After the first school had received the goods, Leigh, the RYLA team and I stopped for a bite. But this was no Burger King or Macca’s, it was hundreds of pre-made meals of chicken or fish and rice, dressed in chilli spices my Westernised self couldn’t handle. Leading on, numerous dances were shared on our small veranda space, conveying the real heart of the charity institutions in Timor, their volunteers.

Simply crossing the road from our little lunch venue, we entered the gates of the orphanage, Gabriel Manek Liquiça, an all-girls orphanage of roughly two dozen girls coming from all over South-East Asia. Here we donated new bed sheets, followed swiftly by a pre-prepared song of their gratitude, as much applause filled the small shelter we piled into. After these exchanges, Leigh, RYLA and I joined in on games to fill the time with the orphanage, as even despite the language barrier, many similarities could be drawn between cultures, joining us in confusion yet laughter.
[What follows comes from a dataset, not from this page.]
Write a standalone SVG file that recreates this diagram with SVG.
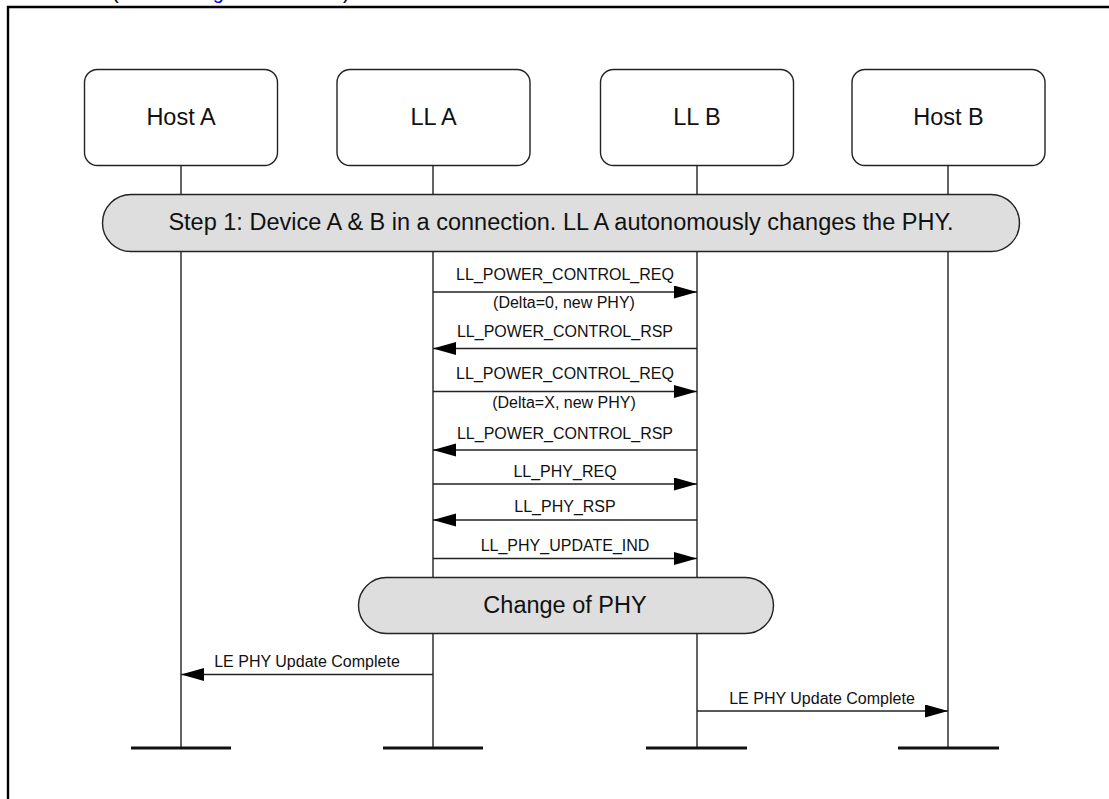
<svg xmlns="http://www.w3.org/2000/svg" width="1109" height="799" viewBox="0 0 1109 799">
<style>
.box{fill:#fff;stroke:#222;stroke-width:1.4}
.bar{fill:#dedede;stroke:#222;stroke-width:1.4}
.life{stroke:#222;stroke-width:1.4;fill:none}
.foot{stroke:#111;stroke-width:3}
.msg{stroke:#222;stroke-width:1.4;fill:none;marker-end:url(#ah)}
.big{font-family:"Liberation Sans",Arial,sans-serif;font-size:23.5px;fill:#111;text-anchor:middle}
.sm{font-family:"Liberation Sans",Arial,sans-serif;font-size:16px;fill:#111;text-anchor:middle}
</style>
<defs>
<marker id="ah" markerUnits="userSpaceOnUse" markerWidth="24" markerHeight="14" refX="23" refY="6.5" orient="auto">
<path d="M0,0 L23,6.5 L0,13 z" fill="#000"/>
</marker>
</defs>
<rect width="1109" height="799" fill="#fff"/>
<text x="112" y="-1" font-family="Liberation Sans,Arial,sans-serif" font-size="20" fill="#000">(<tspan x="196" fill="#0000ee">Figure</tspan><tspan x="343">)</tspan></text>
<path d="M8,799 L8,7 L1109,7" fill="none" stroke="#000" stroke-width="2.4"/>
<g id="lifelines">
<line class="life" x1="181" y1="165" x2="181" y2="748"/>
<line class="life" x1="433" y1="165" x2="433" y2="748"/>
<line class="life" x1="697" y1="165" x2="697" y2="748"/>
<line class="life" x1="948" y1="165" x2="948" y2="748"/>
<line class="foot" x1="131" y1="748" x2="231" y2="748"/>
<line class="foot" x1="383" y1="748" x2="483" y2="748"/>
<line class="foot" x1="646" y1="748" x2="747" y2="748"/>
<line class="foot" x1="898" y1="748" x2="999" y2="748"/>
</g>
<g id="hostA"><rect class="box" x="84.5" y="69.5" width="193" height="96" rx="13"/><text class="big" x="181" y="125">Host A</text></g>
<g id="llA"><rect class="box" x="337" y="69.5" width="193" height="96" rx="13"/><text class="big" x="433.5" y="125">LL A</text></g>
<g id="llB"><rect class="box" x="600.5" y="69.5" width="193" height="96" rx="13"/><text class="big" x="697" y="125">LL B</text></g>
<g id="hostB"><rect class="box" x="852" y="69.5" width="193" height="96" rx="13"/><text class="big" x="948.5" y="125">Host B</text></g>
<g id="step1"><rect class="bar" x="102.5" y="194.5" width="917" height="57" rx="28.5"/><text class="big" x="561" y="229.5">Step 1: Device A &amp; B in a connection. LL A autonomously changes the PHY.</text></g>
<g id="changePHY"><rect class="bar" x="358.5" y="577.5" width="415" height="56" rx="28"/><text class="big" x="565" y="613">Change of PHY</text></g>
<g id="connectors">
<line class="msg" x1="433" y1="292" x2="697" y2="292"/>
<text class="sm" x="565" y="280">LL_POWER_CONTROL_REQ</text>
<text class="sm" x="564" y="308">(Delta=0, new PHY)</text>
<line class="msg" x1="697" y1="348.5" x2="433" y2="348.5"/>
<text class="sm" x="565" y="337">LL_POWER_CONTROL_RSP</text>
<line class="msg" x1="433" y1="391.5" x2="697" y2="391.5"/>
<text class="sm" x="565" y="379">LL_POWER_CONTROL_REQ</text>
<text class="sm" x="564" y="408">(Delta=X, new PHY)</text>
<line class="msg" x1="697" y1="450" x2="433" y2="450"/>
<text class="sm" x="565" y="439">LL_POWER_CONTROL_RSP</text>
<line class="msg" x1="433" y1="484" x2="697" y2="484"/>
<text class="sm" x="565" y="477">LL_PHY_REQ</text>
<line class="msg" x1="697" y1="520" x2="433" y2="520"/>
<text class="sm" x="565" y="512">LL_PHY_RSP</text>
<line class="msg" x1="433" y1="558.5" x2="697" y2="558.5"/>
<text class="sm" x="565" y="551">LL_PHY_UPDATE_IND</text>
<line class="msg" x1="433" y1="674.5" x2="181" y2="674.5"/>
<text class="sm" x="307" y="667">LE PHY Update Complete</text>
<line class="msg" x1="697" y1="711" x2="948" y2="711"/>
<text class="sm" x="822" y="704">LE PHY Update Complete</text>
</g>
</svg>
Finally, as we ventured not far from here, we were taken to a large opening, levelling the grass with rocks and goals on either side, it was a soccer pitch! Entering the already vast audience in the stands, a friendly match was to take place between a youth football club of the area and RYLA’s representatives. But before this, we handed over a dozen new football jerseys to this club, being produced locally for this spirited club. Following an intensive game, the conditions grew aggressive, and rain plummeted down. But the game still played on, as these locals were unfazed by the lakes appearing underneath their feet, determined to win, even though no real resolution was given once the game eventually concluded, either side was well and truly wrecked. With the day drawing to a close, many fled to their respective homes as we too drew closure on a truly successful expedition.

Though it was a brief adventure to Timor-Leste, Leigh, RYLA, and I achieved quite a lot. Distributing sports equipment to two rural primary schools, new bed sheets to a girls’ orphanage, and new football jerseys to a youth football club, the scale of gratitude was something I wasn’t prepared for. It shows how much can be done with the right people and support behind you.